**Stated problem**
Work through the data line by line, gathering every line that has the word "draw".

--------------------------------------------------

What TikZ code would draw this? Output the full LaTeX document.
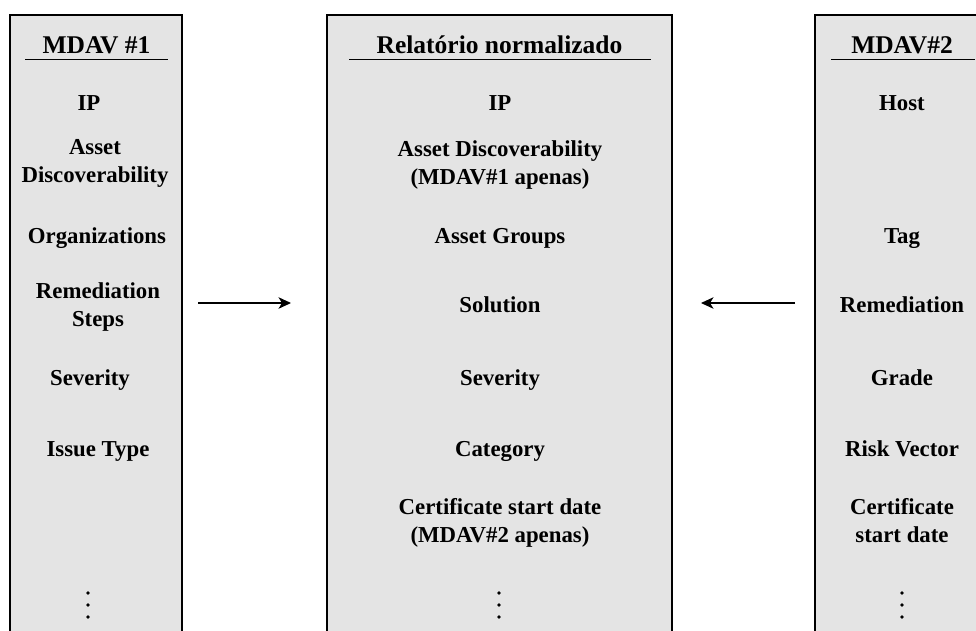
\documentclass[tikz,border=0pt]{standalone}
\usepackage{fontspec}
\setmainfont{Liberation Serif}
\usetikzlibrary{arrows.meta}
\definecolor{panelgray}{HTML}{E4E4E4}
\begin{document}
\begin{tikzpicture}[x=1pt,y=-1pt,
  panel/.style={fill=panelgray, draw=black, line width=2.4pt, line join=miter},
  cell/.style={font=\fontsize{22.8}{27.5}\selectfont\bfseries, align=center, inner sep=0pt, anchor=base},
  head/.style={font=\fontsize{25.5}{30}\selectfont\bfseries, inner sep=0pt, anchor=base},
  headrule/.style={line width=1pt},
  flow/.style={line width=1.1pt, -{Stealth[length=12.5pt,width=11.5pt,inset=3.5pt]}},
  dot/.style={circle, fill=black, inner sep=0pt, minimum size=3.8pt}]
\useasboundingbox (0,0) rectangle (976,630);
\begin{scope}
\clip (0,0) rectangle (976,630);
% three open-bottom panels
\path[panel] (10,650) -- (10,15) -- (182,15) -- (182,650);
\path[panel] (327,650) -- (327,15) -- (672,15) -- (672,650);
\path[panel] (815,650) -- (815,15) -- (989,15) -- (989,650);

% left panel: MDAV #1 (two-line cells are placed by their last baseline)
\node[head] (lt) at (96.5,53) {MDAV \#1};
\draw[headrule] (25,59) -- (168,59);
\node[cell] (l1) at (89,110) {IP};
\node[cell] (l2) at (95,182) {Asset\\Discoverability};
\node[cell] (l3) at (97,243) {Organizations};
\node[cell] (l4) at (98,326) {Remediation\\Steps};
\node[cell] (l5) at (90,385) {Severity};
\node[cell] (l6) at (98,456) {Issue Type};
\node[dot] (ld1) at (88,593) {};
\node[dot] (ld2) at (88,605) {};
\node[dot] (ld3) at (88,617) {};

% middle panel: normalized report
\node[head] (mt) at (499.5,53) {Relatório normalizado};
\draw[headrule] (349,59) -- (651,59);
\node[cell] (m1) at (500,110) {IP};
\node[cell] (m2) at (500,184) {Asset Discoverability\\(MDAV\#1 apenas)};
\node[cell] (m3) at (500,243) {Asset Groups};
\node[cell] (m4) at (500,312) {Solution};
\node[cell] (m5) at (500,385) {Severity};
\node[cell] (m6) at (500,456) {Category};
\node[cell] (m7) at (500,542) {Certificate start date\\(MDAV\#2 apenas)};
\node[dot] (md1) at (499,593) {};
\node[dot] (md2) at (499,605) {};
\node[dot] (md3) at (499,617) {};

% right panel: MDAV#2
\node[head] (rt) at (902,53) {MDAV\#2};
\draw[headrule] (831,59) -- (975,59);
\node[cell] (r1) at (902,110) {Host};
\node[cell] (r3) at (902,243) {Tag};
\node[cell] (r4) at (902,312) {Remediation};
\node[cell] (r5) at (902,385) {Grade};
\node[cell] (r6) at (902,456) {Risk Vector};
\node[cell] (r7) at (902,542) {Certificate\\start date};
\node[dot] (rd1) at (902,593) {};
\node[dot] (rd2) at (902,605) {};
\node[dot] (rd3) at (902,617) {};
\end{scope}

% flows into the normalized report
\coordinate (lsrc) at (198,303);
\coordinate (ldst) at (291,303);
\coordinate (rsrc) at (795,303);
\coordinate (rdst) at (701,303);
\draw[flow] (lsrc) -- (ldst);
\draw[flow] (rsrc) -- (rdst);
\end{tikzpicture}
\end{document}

--------------------------------------------------

**Output for this task**
What TikZ code would draw this? Output the full LaTeX document.
  panel/.style={fill=panelgray, draw=black, line width=2.4pt, line join=miter},
\draw[headrule] (25,59) -- (168,59);
\draw[headrule] (349,59) -- (651,59);
\draw[headrule] (831,59) -- (975,59);
\draw[flow] (lsrc) -- (ldst);
\draw[flow] (rsrc) -- (rdst);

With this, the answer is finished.